TASK DETAILS →
The required output is the block of lines from the line with "What matplotlib code" to the line with "ax.grid(axis='y', color='#d9d9d9', linewidth=1.2, zorder=0)", endpoints included and pictures omitted.

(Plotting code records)
##########
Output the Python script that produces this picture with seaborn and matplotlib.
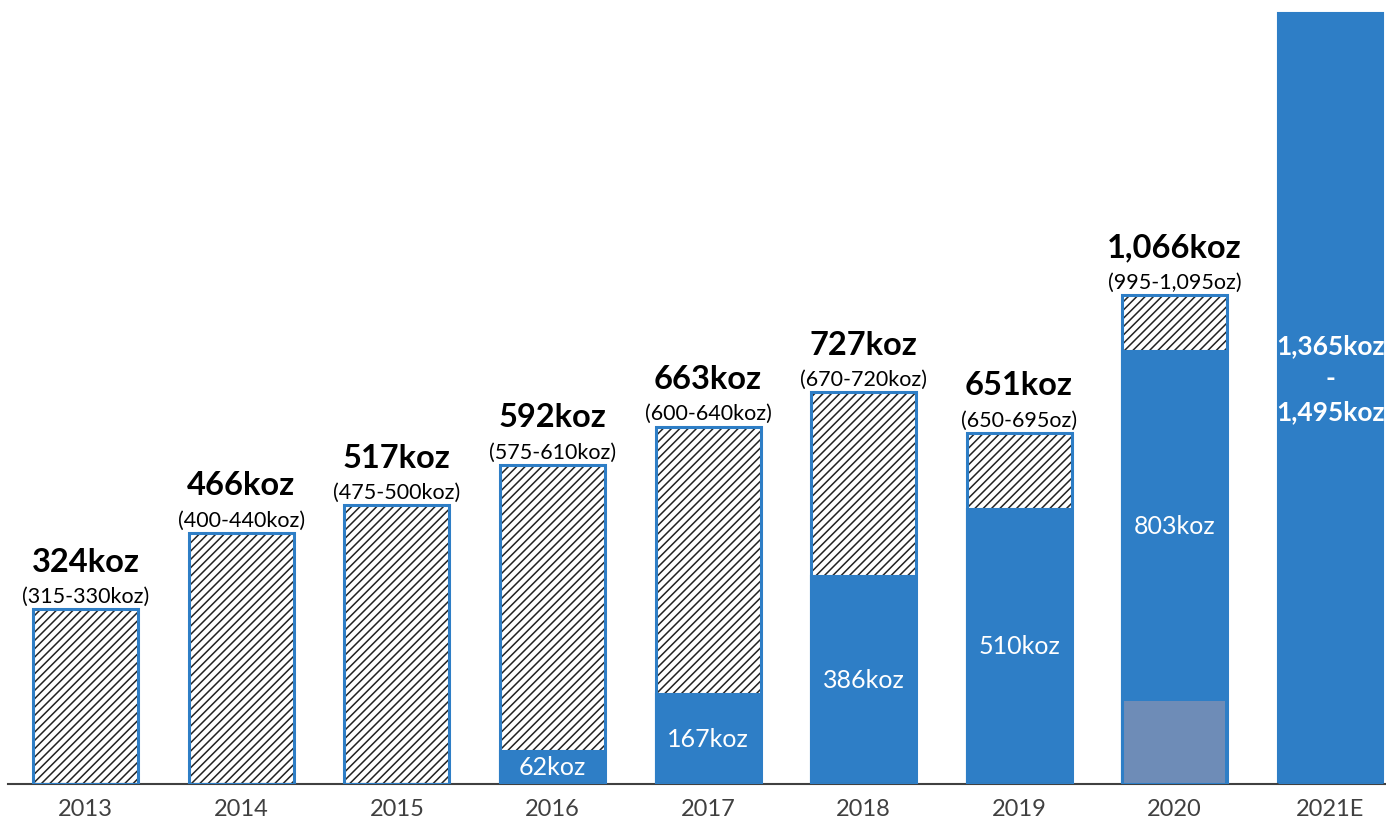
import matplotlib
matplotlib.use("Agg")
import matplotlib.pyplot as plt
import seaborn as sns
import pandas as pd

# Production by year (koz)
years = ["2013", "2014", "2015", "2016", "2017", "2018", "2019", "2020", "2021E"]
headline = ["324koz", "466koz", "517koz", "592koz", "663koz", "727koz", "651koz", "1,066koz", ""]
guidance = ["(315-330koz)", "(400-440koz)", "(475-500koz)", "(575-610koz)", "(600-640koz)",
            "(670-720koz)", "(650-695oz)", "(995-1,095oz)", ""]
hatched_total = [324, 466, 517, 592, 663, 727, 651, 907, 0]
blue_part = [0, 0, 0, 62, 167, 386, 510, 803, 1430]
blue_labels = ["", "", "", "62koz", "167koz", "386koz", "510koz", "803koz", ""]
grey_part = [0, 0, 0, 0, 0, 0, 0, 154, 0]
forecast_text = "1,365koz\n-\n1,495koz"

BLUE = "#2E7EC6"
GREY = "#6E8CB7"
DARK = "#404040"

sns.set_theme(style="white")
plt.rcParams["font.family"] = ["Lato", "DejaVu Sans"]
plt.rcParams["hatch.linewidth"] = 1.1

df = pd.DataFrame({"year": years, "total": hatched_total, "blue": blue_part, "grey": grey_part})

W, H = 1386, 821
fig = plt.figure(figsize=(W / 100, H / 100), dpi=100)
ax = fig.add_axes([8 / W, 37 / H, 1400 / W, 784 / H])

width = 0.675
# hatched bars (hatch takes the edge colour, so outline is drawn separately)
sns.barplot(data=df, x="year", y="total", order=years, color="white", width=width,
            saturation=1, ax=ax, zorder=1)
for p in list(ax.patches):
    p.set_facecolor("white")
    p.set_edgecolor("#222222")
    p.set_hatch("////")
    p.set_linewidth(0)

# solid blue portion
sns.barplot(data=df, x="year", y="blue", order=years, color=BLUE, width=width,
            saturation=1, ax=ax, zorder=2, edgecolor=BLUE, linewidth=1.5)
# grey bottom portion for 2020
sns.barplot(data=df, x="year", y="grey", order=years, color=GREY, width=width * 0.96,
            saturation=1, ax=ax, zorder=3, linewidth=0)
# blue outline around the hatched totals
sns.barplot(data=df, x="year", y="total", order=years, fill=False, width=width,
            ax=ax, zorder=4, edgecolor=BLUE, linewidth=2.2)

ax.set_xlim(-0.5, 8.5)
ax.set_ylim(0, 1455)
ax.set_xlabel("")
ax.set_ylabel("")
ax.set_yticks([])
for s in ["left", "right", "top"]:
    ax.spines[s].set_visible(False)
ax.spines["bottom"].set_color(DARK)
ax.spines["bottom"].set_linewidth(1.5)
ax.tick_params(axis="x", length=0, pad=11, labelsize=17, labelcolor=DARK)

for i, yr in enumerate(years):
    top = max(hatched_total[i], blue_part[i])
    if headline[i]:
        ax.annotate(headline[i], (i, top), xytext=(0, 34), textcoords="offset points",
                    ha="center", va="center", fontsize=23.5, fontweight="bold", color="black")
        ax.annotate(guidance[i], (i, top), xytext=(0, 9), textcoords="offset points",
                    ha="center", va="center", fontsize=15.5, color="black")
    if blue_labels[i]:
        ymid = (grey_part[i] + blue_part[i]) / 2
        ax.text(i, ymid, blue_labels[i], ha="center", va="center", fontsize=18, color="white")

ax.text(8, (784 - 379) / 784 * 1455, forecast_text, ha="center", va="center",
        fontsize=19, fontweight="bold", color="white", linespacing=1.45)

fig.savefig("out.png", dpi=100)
##########
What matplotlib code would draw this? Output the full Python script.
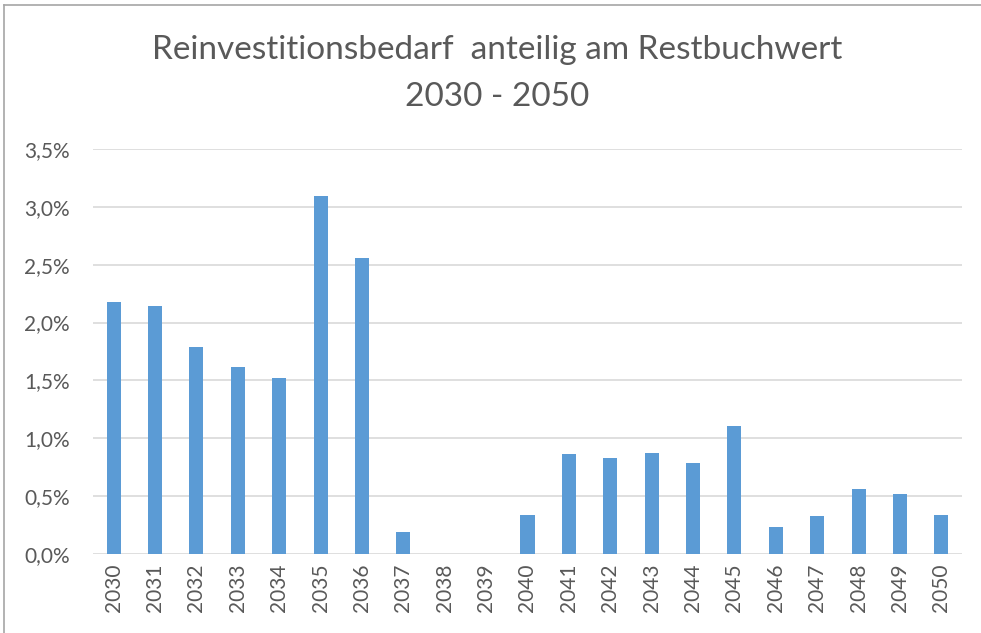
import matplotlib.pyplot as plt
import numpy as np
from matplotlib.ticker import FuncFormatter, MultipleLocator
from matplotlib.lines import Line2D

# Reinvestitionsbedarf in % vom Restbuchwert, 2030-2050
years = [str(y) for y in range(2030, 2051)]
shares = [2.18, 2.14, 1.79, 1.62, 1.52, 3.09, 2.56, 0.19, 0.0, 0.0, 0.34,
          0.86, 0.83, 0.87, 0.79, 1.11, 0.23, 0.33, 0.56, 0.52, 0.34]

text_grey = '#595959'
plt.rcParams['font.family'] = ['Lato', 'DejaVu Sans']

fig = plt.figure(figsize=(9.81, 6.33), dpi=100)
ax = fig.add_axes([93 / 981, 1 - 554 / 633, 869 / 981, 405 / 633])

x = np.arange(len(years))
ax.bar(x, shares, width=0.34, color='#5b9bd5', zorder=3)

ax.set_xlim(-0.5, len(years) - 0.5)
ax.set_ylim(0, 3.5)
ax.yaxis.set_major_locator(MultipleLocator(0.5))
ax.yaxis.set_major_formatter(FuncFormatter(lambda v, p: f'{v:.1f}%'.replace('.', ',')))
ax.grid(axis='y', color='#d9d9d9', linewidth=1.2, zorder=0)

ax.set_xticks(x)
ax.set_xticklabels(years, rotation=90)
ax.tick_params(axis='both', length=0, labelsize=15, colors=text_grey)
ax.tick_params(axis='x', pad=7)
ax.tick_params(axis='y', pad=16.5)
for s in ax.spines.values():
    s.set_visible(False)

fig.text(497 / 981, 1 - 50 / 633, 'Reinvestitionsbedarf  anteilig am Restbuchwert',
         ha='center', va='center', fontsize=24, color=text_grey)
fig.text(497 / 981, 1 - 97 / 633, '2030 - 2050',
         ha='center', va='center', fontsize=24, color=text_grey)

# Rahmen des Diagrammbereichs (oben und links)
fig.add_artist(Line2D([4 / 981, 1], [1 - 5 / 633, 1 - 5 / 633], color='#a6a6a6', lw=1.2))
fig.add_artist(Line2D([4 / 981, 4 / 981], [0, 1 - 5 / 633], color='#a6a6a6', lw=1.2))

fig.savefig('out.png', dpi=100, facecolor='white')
##########
COMPLETED TASK →
What matplotlib code would draw this? Output the full Python script.
import matplotlib.pyplot as plt
import numpy as np
from matplotlib.ticker import FuncFormatter, MultipleLocator
from matplotlib.lines import Line2D

# Reinvestitionsbedarf in % vom Restbuchwert, 2030-2050
years = [str(y) for y in range(2030, 2051)]
shares = [2.18, 2.14, 1.79, 1.62, 1.52, 3.09, 2.56, 0.19, 0.0, 0.0, 0.34,
          0.86, 0.83, 0.87, 0.79, 1.11, 0.23, 0.33, 0.56, 0.52, 0.34]

text_grey = '#595959'
plt.rcParams['font.family'] = ['Lato', 'DejaVu Sans']

fig = plt.figure(figsize=(9.81, 6.33), dpi=100)
ax = fig.add_axes([93 / 981, 1 - 554 / 633, 869 / 981, 405 / 633])

x = np.arange(len(years))
ax.bar(x, shares, width=0.34, color='#5b9bd5', zorder=3)

ax.set_xlim(-0.5, len(years) - 0.5)
ax.set_ylim(0, 3.5)
ax.yaxis.set_major_locator(MultipleLocator(0.5))
ax.yaxis.set_major_formatter(FuncFormatter(lambda v, p: f'{v:.1f}%'.replace('.', ',')))
ax.grid(axis='y', color='#d9d9d9', linewidth=1.2, zorder=0)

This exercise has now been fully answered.